There’s also a win for the environment. According to a report by the United Nations Food and Agriculture Organization, livestock raised in feedlots and fed corn and antibiotics generate 18% of greenhouse gas emissions. Mark Kastel with the Cornucopia Institute, a progressive farm policy think tank isn’t that familiar with mini-cows, there’s only an estimated 50, 000 nationwide. But if they enable people with fewer acres to raise cows on grass he thinks it’s a good idea. “And if you’re one of the neighbors of these farms or downstream and you want to protect the groundwater, the surface water, our air quality, all the detrimental side affects of industrial factory farming, this is a good step in the right direction.”
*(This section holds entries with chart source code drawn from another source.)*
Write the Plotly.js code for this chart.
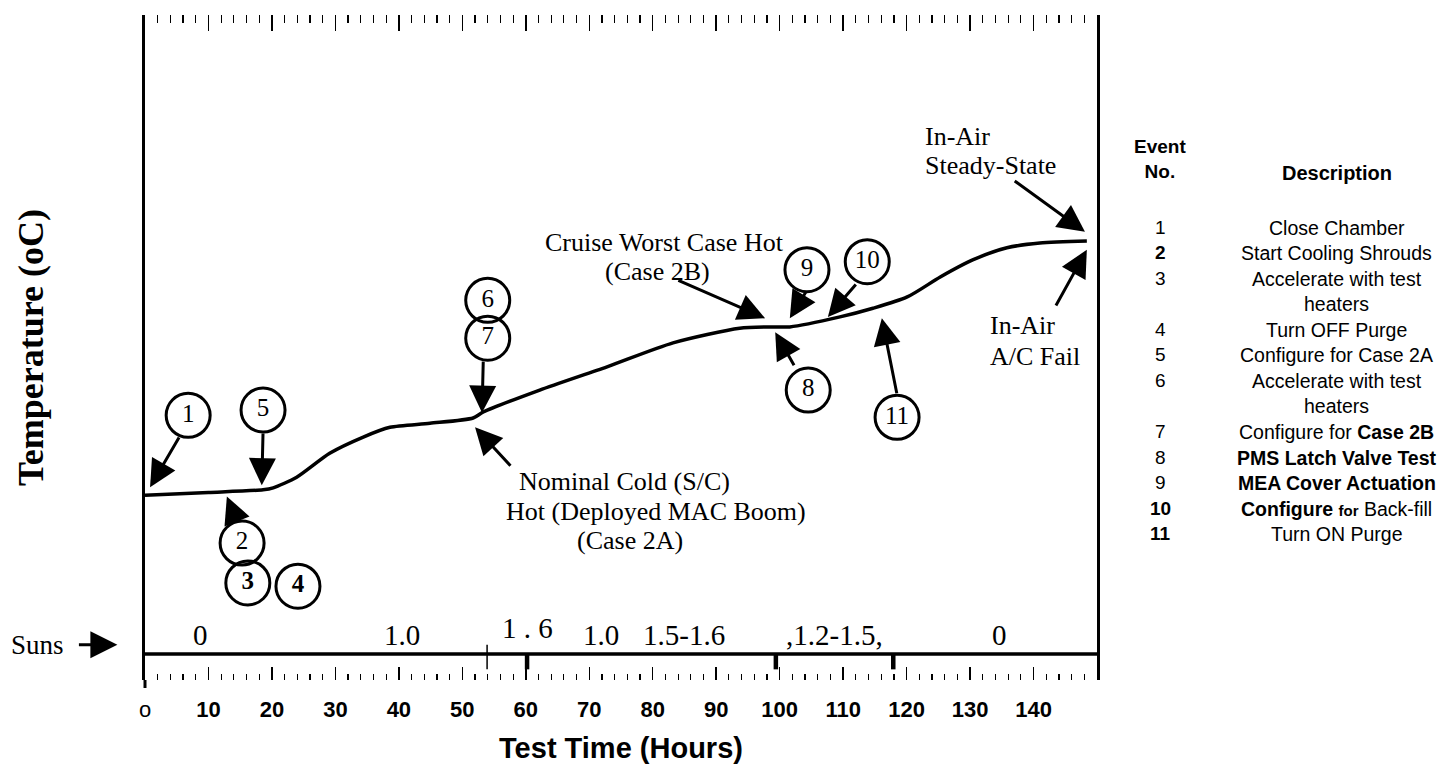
<!DOCTYPE html>
<html>
<head>
<meta charset="utf-8">
<script src="https://cdn.plot.ly/plotly-3.0.1.min.js"></script>
<style>
  html, body { margin: 0; padding: 0; background: #fff; }
  #chart { width: 1454px; height: 777px; }
</style>
</head>
<body>
<div id="chart"></div>
<script>
// Temperature profile over the thermal-vacuum test (arbitrary temperature scale)
const hours       = [0, 10, 18.6, 20.2, 23.9, 29.1, 34.3, 38.6, 44.9, 51.7, 53.3, 62.2, 72.8, 83.2, 93.7, 98.9, 101.6, 109.5, 114.7, 120.1, 125.3, 130.5, 135.8, 141.0, 148.4];
const temperature = [27.8, 28.2, 28.6, 28.9, 30.5, 34.1, 36.5, 38.0, 38.6, 39.4, 40.3, 43.6, 47.1, 50.7, 52.9, 53.1, 53.1, 54.6, 55.9, 57.6, 60.6, 63.2, 65.0, 65.7, 66.0];

// Solar intensity (suns) along the time line
const sunsTime   = [8.7, 40.5, 60.2, 71.8, 85.0, 108.7, 134.7];
const sunsLabel  = ['0', '1.0', '1 . 6', '1.0', '1.5-1.6', ',1.2-1.5,', '0'];
const sunsBreaks = [53.9, 60.2, 99.4, 117.9];

// X axis ticks
const tickHours = [0, 10, 20, 30, 40, 50, 60, 70, 80, 90, 100, 110, 120, 130, 140];
const tickText  = ['o', '10', '20', '30', '40', '50', '60', '70', '80', '90', '100', '110', '120', '130', '140'];

// Test events
const eventNo   = ['1', '2', '3', '4', '5', '6', '7', '8', '9', '10', '11'];
const eventDesc = [
  'Close Chamber',
  'Start Cooling Shrouds',
  'Accelerate with test<br>heaters',
  'Turn OFF Purge',
  'Configure for Case 2A',
  'Accelerate with test<br>heaters',
  'Configure for <b>Case 2B</b>',
  '<b>PMS Latch Valve Test</b>',
  '<b>MEA Cover Actuation</b>',
  '<b>Configure</b> <b><span style="font-size:15px">for</span></b> Back-fill',
  'Turn ON Purge'
];
const boldNo = ['2', '10', '11'];

// Where each numbered callout bubble sits (hours, temperature units)
const calloutPos = {
  '1': [6.8, 39.8], '2': [15.3, 20.6], '3': [16.2, 14.6], '4': [24.1, 14.1],
  '5': [18.6, 40.6], '6': [54.0, 57.1], '7': [54.0, 51.4], '8': [104.5, 43.6],
  '9': [104.3, 61.7], '10': [113.8, 62.9], '11': [118.5, 39.5]
};
// Arrows from a bubble (tail) to the point on the curve (head)
const calloutArrows = [
  { tail: [5.5, 36.7],   head: [0.8, 29.0] },
  { tail: [18.6, 37.3],  head: [18.4, 29.3] },
  { tail: [14.6, 23.6],  head: [12.9, 27.6] },
  { tail: [53.3, 48.1],  head: [53.1, 40.2] },
  { tail: [102.4, 47.1], head: [99.3, 52.3] },
  { tail: [104.3, 58.6], head: [101.6, 54.4] },
  { tail: [112.2, 59.7], head: [107.6, 54.6] },
  { tail: [118.5, 42.9], head: [116.1, 54.4] },
  // condition call-outs
  { tail: [83.8, 60.2],  head: [97.7, 54.4] },
  { tail: [57.8, 32.0],  head: [52.0, 38.0] },
  { tail: [136.8, 75.2], head: [148.1, 67.4] },
  { tail: [143.4, 56.1], head: [148.4, 64.7] }
];

const SERIF = 'Liberation Serif, Times New Roman, serif';
const SANS  = 'Liberation Sans, Arial, sans-serif';

const traces = [
  {
    x: hours, y: temperature, type: 'scatter', mode: 'lines',
    line: { color: '#000', width: 3.5, shape: 'spline', smoothing: 0.7 },
    hoverinfo: 'skip', showlegend: false
  },
  {
    x: eventNo.map(n => calloutPos[n][0]),
    y: eventNo.map(n => calloutPos[n][1]),
    text: eventNo.map(n => (n === '3' || n === '4') ? '<b>' + n + '</b>' : n),
    type: 'scatter', mode: 'markers+text', textposition: 'middle center',
    textfont: { family: SERIF, size: 25, color: '#000' },
    marker: { symbol: 'circle-open', size: 44, color: '#000', line: { width: 3, color: '#000' } },
    hoverinfo: 'skip', showlegend: false
  }
];

const annotations = [];

// Arrows
calloutArrows.forEach(a => {
  annotations.push({
    x: a.head[0], y: a.head[1], ax: a.tail[0], ay: a.tail[1],
    xref: 'x', yref: 'y', axref: 'x', ayref: 'y',
    text: '', showarrow: true, arrowhead: 2, arrowsize: 1.8, arrowwidth: 3,
    arrowcolor: '#000', standoff: 0, startstandoff: 0
  });
});

// Condition labels
function serifLabel(x, y, text, xanchor) {
  annotations.push({
    x: x, y: y, xref: 'x', yref: 'y', text: text, showarrow: false,
    xanchor: xanchor || 'center', yanchor: 'middle',
    font: { family: SERIF, size: 26, color: '#000' }
  });
}
serifLabel(81.8, 65.8, 'Cruise Worst Case Hot');
serifLabel(80.7, 61.5, '(Case 2B)');
serifLabel(58.6, 29.8, 'Nominal Cold (S/C)', 'left');
serifLabel(56.6, 25.3, 'Hot (Deployed MAC Boom)', 'left');
serifLabel(76.4, 21.0, '(Case 2A)');
serifLabel(122.6, 81.8, 'In-Air', 'left');
serifLabel(122.6, 77.4, 'Steady-State', 'left');
serifLabel(132.8, 53.3, 'In-Air', 'left');
serifLabel(132.8, 48.6, 'A/C Fail', 'left');

// Suns values
sunsLabel.forEach((s, i) => {
  annotations.push({
    x: sunsTime[i], y: 6.8, xref: 'x', yref: 'y', text: s, showarrow: false,
    xanchor: 'center', yshift: s === '1 . 6' ? 7 : 0,
    font: { family: SERIF, size: 29, color: '#000' }
  });
});
annotations.push({
  x: -0.113, y: 5.3, xref: 'paper', yref: 'y', text: 'Suns', showarrow: false,
  xanchor: 'center', font: { family: SERIF, size: 27, color: '#000' }
});
annotations.push({
  x: -0.029, y: 5.3, ax: -0.071, ay: 5.3, xref: 'paper', yref: 'y', axref: 'paper', ayref: 'y',
  text: '', showarrow: true, arrowhead: 2, arrowsize: 1.8, arrowwidth: 3, arrowcolor: '#000', standoff: 0
});

// Event table
const colNo = 1.0662, colDesc = 1.2521;
annotations.push({
  x: colNo, y: (680 - 134) / 665, xref: 'paper', yref: 'paper', xanchor: 'center', yanchor: 'top',
  text: '<b>Event<br>No.</b>', showarrow: false, font: { family: SANS, size: 19, color: '#000' }
});
annotations.push({
  x: colDesc, y: (680 - 160) / 665, xref: 'paper', yref: 'paper', xanchor: 'center', yanchor: 'top',
  text: '<b>Description</b>', showarrow: false, font: { family: SANS, size: 20, color: '#000' }
});
let row = 0;
const rowTop = 215, rowStep = 25.5;
eventNo.forEach((n, i) => {
  const yTop = (680 - (rowTop + row * rowStep)) / 665;
  annotations.push({
    x: colNo, y: yTop, xref: 'paper', yref: 'paper', xanchor: 'center', yanchor: 'top',
    text: boldNo.includes(n) ? '<b>' + n + '</b>' : n, showarrow: false,
    font: { family: SANS, size: 19, color: '#000' }
  });
  annotations.push({
    x: colDesc, y: yTop, xref: 'paper', yref: 'paper', xanchor: 'center', yanchor: 'top',
    text: eventDesc[i], showarrow: false, align: 'center',
    font: { family: SANS, size: 19.5, color: '#000' }
  });
  row += eventDesc[i].split('<br>').length;
});

// Suns time line and its transition marks
const shapes = [
  { type: 'line', xref: 'paper', yref: 'y', x0: 0, x1: 1, y0: 3.9, y1: 3.9, line: { color: '#000', width: 3.5 } },
  { type: 'line', xref: 'paper', yref: 'paper', x0: 0, x1: 0, y0: 0, y1: -0.012, line: { color: '#000', width: 3 } }
];
sunsBreaks.forEach((t, i) => {
  shapes.push({
    type: 'line', xref: 'x', yref: 'y', x0: t, x1: t,
    y0: i === 0 ? 5.3 : 4.0, y1: 1.6,
    line: { color: '#000', width: i === 0 ? 1.5 : 4.5 }
  });
});

const layout = {
  width: 1454, height: 777,
  margin: { l: 145, r: 357, t: 15, b: 97 },
  paper_bgcolor: '#fff', plot_bgcolor: '#fff',
  showlegend: false,
  xaxis: {
    range: [0, 150], showgrid: false, zeroline: false, showline: false,
    tickmode: 'array', tickvals: tickHours, ticktext: tickText.map((t, i) => i === 0 ? t : '<b>' + t + '</b>'),
    ticks: 'inside', ticklen: 13, tickwidth: 1.5, tickcolor: '#000',
    minor: { ticks: 'inside', tick0: 0, dtick: 2, ticklen: 6, tickwidth: 1.2, tickcolor: '#000' },
    ticklabelstandoff: 14,
    tickfont: { family: SANS, size: 22, color: '#000' },
    title: { text: '<b>Test Time (Hours)</b>', font: { family: SANS, size: 29, color: '#000' }, standoff: 16 }
  },
  xaxis2: {
    overlaying: 'x', matches: 'x', side: 'top', range: [0, 150],
    showgrid: false, zeroline: false, showline: false, showticklabels: false,
    tickmode: 'linear', tick0: 0, dtick: 10,
    ticks: 'inside', ticklen: 16, tickwidth: 1.5, tickcolor: '#000',
    minor: { ticks: 'inside', tick0: 0, dtick: 2, ticklen: 8, tickwidth: 1.2, tickcolor: '#000' }
  },
  yaxis: {
    range: [0, 100], showgrid: false, zeroline: false, showticklabels: false, ticks: '',
    showline: true, linewidth: 3, linecolor: '#000', mirror: true,
    title: { text: '<b>Temperature (oC)</b>', font: { family: SERIF, size: 36, color: '#000' }, standoff: 88 }
  },
  annotations: annotations,
  shapes: shapes
};

// empty trace that brings up the top tick row
traces.push({ x: [0, 150], y: [null, null], xaxis: 'x2', yaxis: 'y', type: 'scatter', mode: 'lines', hoverinfo: 'skip', showlegend: false });

Plotly.newPlot('chart', traces, layout, { staticPlot: true, displayModeBar: false });
</script>
</body>
</html>
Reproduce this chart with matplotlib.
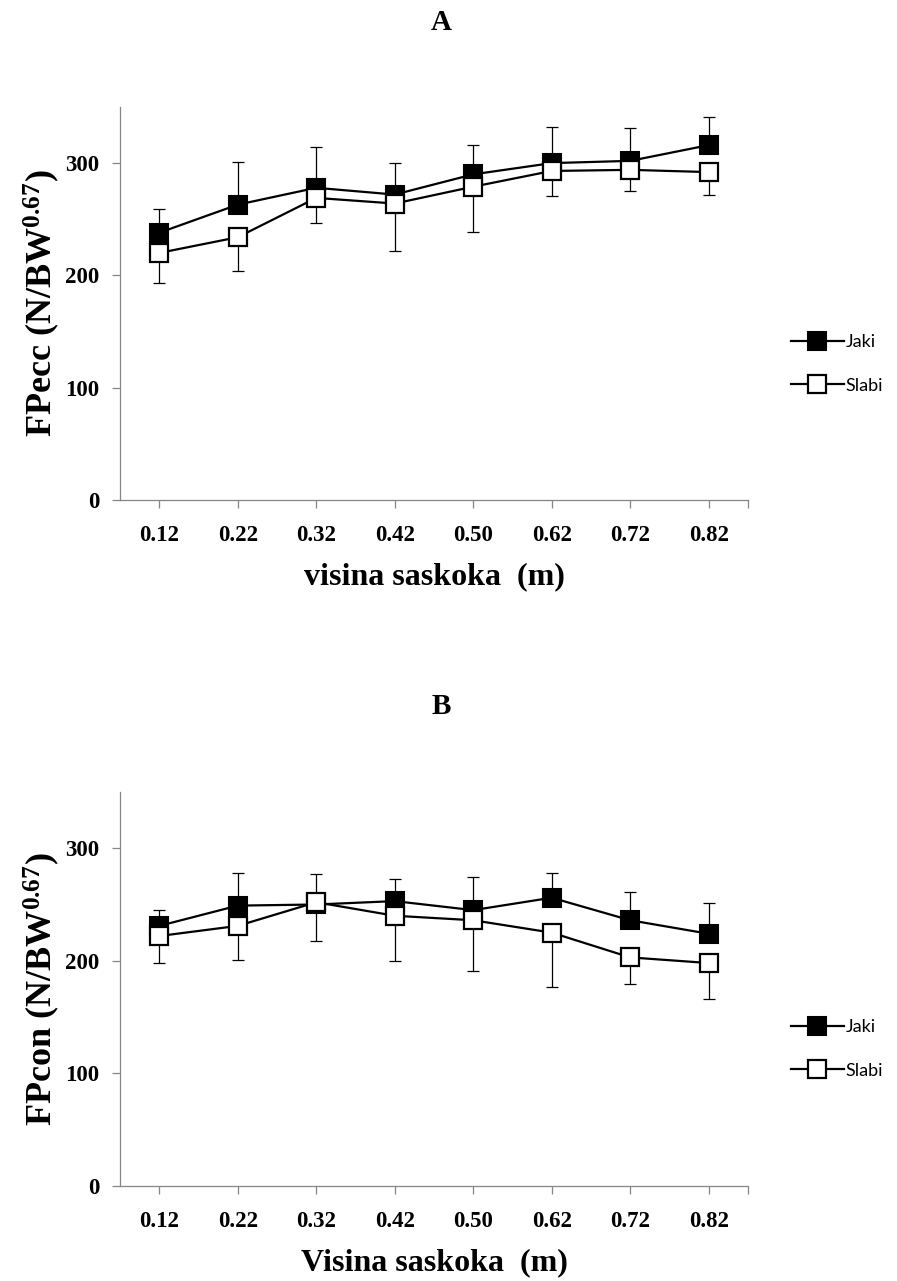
import matplotlib
matplotlib.use('Agg')
import matplotlib.pyplot as plt
import numpy as np

plt.rcParams['mathtext.fontset'] = 'custom'
plt.rcParams['mathtext.rm'] = 'Liberation Serif:bold'
plt.rcParams['mathtext.bf'] = 'Liberation Serif:bold'
plt.rcParams['mathtext.it'] = 'Liberation Serif:bold'

heights = ['0.12', '0.22', '0.32', '0.42', '0.50', '0.62', '0.72', '0.82']

# panel A - eccentric
jaki_a = [238, 263, 278, 272, 290, 300, 302, 316]
jaki_a_err = [21, 38, 36, 28, 26, 32, 29, 25]
slabi_a = [220, 234, 269, 264, 279, 293, 294, 292]
slabi_a_err = [27, 30, 22, 42, 40, 22, 19, 20]

# panel B - concentric
jaki_b = [231, 249, 250, 253, 245, 256, 236, 224]
jaki_b_err = [14, 29, 27, 20, 29, 22, 25, 27]
slabi_b = [222, 231, 252, 240, 236, 225, 203, 198]
slabi_b_err = [24, 30, 34, 40, 45, 48, 24, 32]

serif = dict(family='Liberation Serif', weight='bold')
axis_grey = '#868686'


def draw_panel(ax, jaki, jaki_err, slabi, slabi_err, ylabel, xlabel, leg_y):
    x = np.arange(len(heights))
    zeros = np.zeros(len(x))
    ax.errorbar(x, jaki, yerr=[zeros, jaki_err], fmt='none', ecolor='black',
                elinewidth=0.9, capsize=4.5, capthick=0.9, zorder=1)
    ax.errorbar(x, slabi, yerr=[slabi_err, zeros], fmt='none', ecolor='black',
                elinewidth=0.9, capsize=4.5, capthick=0.9, zorder=1)
    ax.plot(x, jaki, color='black', lw=1.6, marker='s', ms=12.5,
            mfc='black', mec='black', mew=1.5, label='Jaki', zorder=3)
    ax.plot(x, slabi, color='black', lw=1.6, marker='s', ms=12.5,
            mfc='white', mec='black', mew=1.6, label='Slabi', zorder=4)

    ax.set_xlim(-0.5, len(x) - 0.5)
    ax.set_ylim(0, 350)
    ax.set_yticks([0, 100, 200, 300])
    ax.set_xticks(x)
    ax.set_xticklabels(heights)
    ax.set_xticks([len(x) - 0.5], minor=True)

    for s in ['top', 'right']:
        ax.spines[s].set_visible(False)
    for s in ['left', 'bottom']:
        ax.spines[s].set_color(axis_grey)
        ax.spines[s].set_linewidth(0.9)
    ax.tick_params(axis='both', which='both', direction='out', color=axis_grey,
                   length=6, width=0.9)
    ax.tick_params(axis='x', pad=12)
    ax.tick_params(axis='y', pad=9)
    for lab in ax.get_xticklabels() + ax.get_yticklabels():
        lab.set_fontproperties(dict(serif, size=16.5))

    ax.set_ylabel(ylabel, fontsize=26, labelpad=2, **serif)
    ax.set_xlabel(xlabel, fontsize=23, labelpad=12, **serif)

    ax.legend(loc='center left', bbox_to_anchor=(0.872, leg_y),
              bbox_transform=ax.figure.transFigure, frameon=False,
              prop=dict(family='Lato', size=13), handlelength=2.9,
              handletextpad=0.1, labelspacing=1.5, borderpad=0)


fig = plt.figure(figsize=(8.97, 12.81), dpi=100)
ax_a = fig.add_axes([0.1338, 0.6097, 0.700, 0.3068])
ax_b = fig.add_axes([0.1338, 0.0742, 0.700, 0.3076])

draw_panel(ax_a, jaki_a, jaki_a_err, slabi_a, slabi_a_err,
           r'FPecc (N/BW$^{0.67}$)', 'visina saskoka  (m)', 1 - 364 / 1281)
draw_panel(ax_b, jaki_b, jaki_b_err, slabi_b, slabi_b_err,
           r'FPcon (N/BW$^{0.67}$)', 'Visina saskoka  (m)', 1 - 1049 / 1281)

fig.text(441 / 897, 1 - 23 / 1281, 'A', ha='center', va='center', fontsize=21, **serif)
fig.text(441 / 897, 1 - 707 / 1281, 'B', ha='center', va='center', fontsize=21, **serif)

fig.savefig('out.png', dpi=100)
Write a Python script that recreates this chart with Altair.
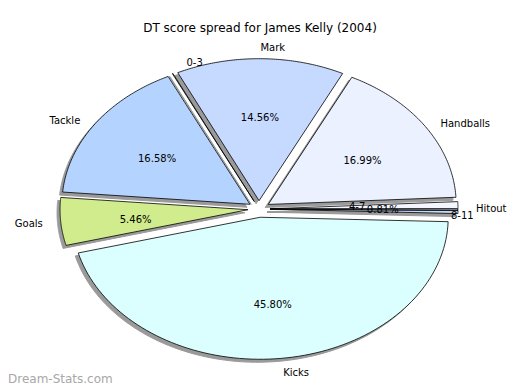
import altair as alt
import pandas as pd

# ---- data ----
labels = ["Hitout", "Handballs", "Mark", "0-3", "Tackle", "Goals", "Kicks", "8-11", "4-7"]
values = [0.81, 16.99, 14.56, 0.05, 16.58, 5.46, 45.80, 0.35, 0.15]
colors = ["#f3f5ff", "#ebf1ff", "#c6d9ff", "#d6e4ff", "#b4d4ff", "#d0ec8c", "#dbffff", "#c4d8ff", "#e8efff"]
title_text = "DT score spread for James Kelly (2004)"
watermark = "Dream-Stats.com"

df = pd.DataFrame({"label": labels, "value": values, "color": colors,
                   "order": list(range(len(labels)))})

# ---- layout (pixels) ----
W, H = 504, 382
CX, CY = 259, 209      # pie centre (page px)
RX, RY = 188, 142      # ellipse radii
EX = 11                # explode distance
EY = EX * RY / RX
N = 90                 # arc resolution
TDY = 3                # text baseline correction

# label placement tweaks for the crowded tiny slices: (dx, dy, align)
label_tweaks = {"0-3": (38, 0, "right"), "8-11": (-25, 2, "left"),
                "4-7": (-127, -5, "left"), "Hitout": (0, 2, "left")}


def tweak_expr(idx):
    expr = "0"
    for lab, t in label_tweaks.items():
        expr = f"(datum.label == '{lab}' ? {t[idx]} : {expr})"
    return expr


def xsc(f):
    return alt.X(f"{f}:Q", scale=alt.Scale(domain=[8, 8 + W], nice=False, zero=False), axis=None)


def ysc(f):
    return alt.Y(f"{f}:Q", scale=alt.Scale(domain=[8, 8 + H], nice=False, zero=False, reverse=True), axis=None)


base = (
    alt.Chart(df)
    .transform_joinaggregate(total="sum(value)")
    .transform_window(cum="sum(value)", sort=[alt.SortField("order")], frame=[None, 0])
    .transform_calculate(
        a0="2*PI*(datum.cum - datum.value)/datum.total",
        a1="2*PI*datum.cum/datum.total",
    )
    .transform_calculate(mid="(datum.a0 + datum.a1)/2")
    .transform_calculate(
        ax=f"{CX} + {EX}*cos(datum.mid)",
        ay=f"{CY} - {EY}*sin(datum.mid)",
    )
)

poly = (
    base.transform_calculate(k=f"sequence(-1, {N + 2})")
    .transform_flatten(["k"])
    .transform_calculate(ang=f"datum.a0 + (datum.a1 - datum.a0)*clamp(datum.k, 0, {N})/{N}")
    .transform_calculate(
        px=f"(datum.k < 0 || datum.k > {N}) ? datum.ax : datum.ax + {RX}*cos(datum.ang)",
        py=f"(datum.k < 0 || datum.k > {N}) ? datum.ay : datum.ay - {RY}*sin(datum.ang)",
    )
)

shadow = (
    poly.transform_calculate(sx="datum.px - 3", sy="datum.py + 3")
    .mark_line(fill="#9a9a9a", stroke="#9a9a9a", strokeWidth=1)
    .encode(x=xsc("sx"), y=ysc("sy"), detail="label:N", order=alt.Order("k:Q"))
)

slices = (
    poly.mark_line(stroke="black", strokeWidth=0.8)
    .encode(
        x=xsc("px"), y=ysc("py"),
        fill=alt.Fill("color:N", scale=None, legend=None),
        detail="label:N",
        order=alt.Order("k:Q"),
    )
)

pct = (
    base.transform_filter("datum.value >= 0.5")
    .transform_calculate(
        px=f"datum.ax + {0.6 * RX}*cos(datum.mid)",
        py=f"datum.ay - {0.6 * RY}*sin(datum.mid) + {TDY}",
        txt="format(datum.value, '.2f') + '%'",
    )
    .mark_text(font="DejaVu Sans", fontSize=10, color="black")
    .encode(x=xsc("px"), y=ysc("py"), text="txt:N")
)

name_pos = base.transform_calculate(
    s="sin(datum.mid)", c="cos(datum.mid)"
).transform_calculate(
    px=f"datum.ax + {RX + 18}*datum.c + {tweak_expr(0)}",
    py=f"datum.ay - {RY + 8}*datum.s - (datum.s > 0.7 ? 5 : (datum.s < -0.7 ? -5 : 0)) + {TDY - 1} + {tweak_expr(1)}",
)

left_names = [l for l in labels if label_tweaks.get(l, (0, 0, None))[2] == "left"]
right_names = [l for l in labels if label_tweaks.get(l, (0, 0, None))[2] == "right"]
left_test = " || ".join(f"datum.label == '{l}'" for l in left_names)
right_test = " || ".join(f"datum.label == '{l}'" for l in right_names)

names_left = (
    name_pos.transform_filter(f"({left_test}) || (!({right_test}) && datum.c > -0.05)")
    .mark_text(font="DejaVu Sans", fontSize=10, color="black", align="left")
    .encode(x=xsc("px"), y=ysc("py"), text="label:N")
)
names_right = (
    name_pos.transform_filter(f"!({left_test}) && (({right_test}) || datum.c <= -0.05)")
    .mark_text(font="DejaVu Sans", fontSize=10, color="black", align="right")
    .encode(x=xsc("px"), y=ysc("py"), text="label:N")
)

title = (
    alt.Chart(pd.DataFrame({"t": [title_text]}))
    .mark_text(font="DejaVu Sans", fontSize=12, color="black")
    .encode(x=alt.value(CX + 1 - 8), y=alt.value(25 + TDY - 8), text="t:N")
)
wm = (
    alt.Chart(pd.DataFrame({"t": [watermark]}))
    .mark_text(font="DejaVu Sans", fontSize=12, color="#a8a8a8", align="left")
    .encode(x=alt.value(0), y=alt.value(379 - 8), text="t:N")
)

chart = (
    alt.layer(shadow, slices, pct, names_left, names_right, title, wm)
    .properties(width=W, height=H, padding=0,
                autosize=alt.AutoSizeParams(type="none"))
    .configure_view(stroke=None)
)

chart.save("out.html", embed_options={"renderer": "svg", "actions": False})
The trend some sustainable cattle ranchers are taking in Eastern Washington is smaller conventional cattle rather than miniature cows. Morris Robinettte, a Cheney cattle farmer says the majority thinking in the grass fed industry is to raise cows that weigh between eight hundred and a thousand pounds instead of up to fifteen hundred pounds. Robinette, helped jumpstart “Beefing Up the Palouse”, a project to convert eroded land coming out of the Conservation Reserve Program into sustainably managed land for cattle ranching. “What I advocate is a process called planned grazing and it’s defined as putting animals at the right place at the right time for the right reasons.” When grazing is managed this way, says Robinette, then all ecosystems are enhanced. Many studies show that appropriate grazing by ruminant animals on native pastureland increases the biodiversity of species of grasses. Robinette keeps about one hundred fifty cows and alternatively grazes them on thirty-nine separate pastures over eight hundred acres. “It takes the impact of hooves and manure to keep the soil fertile and the plants robust.” When cattle were removed from the Conservation Reserve Program the ecosystem degraded. Cows aren’t the problem, its how they’re managed and what they’re fed, he says. “Have you seen the movie Food Inc.?” He refers to the graphic movie describing US industrial style farming. “Feedlots are only an economic efficiency and they wouldn’t be efficient if the externalities were paid for; in other words the amount of pollution and illness that’s created by those conditions. If those costs were covered in the price of beef nobody would raise beef in a feedlot.”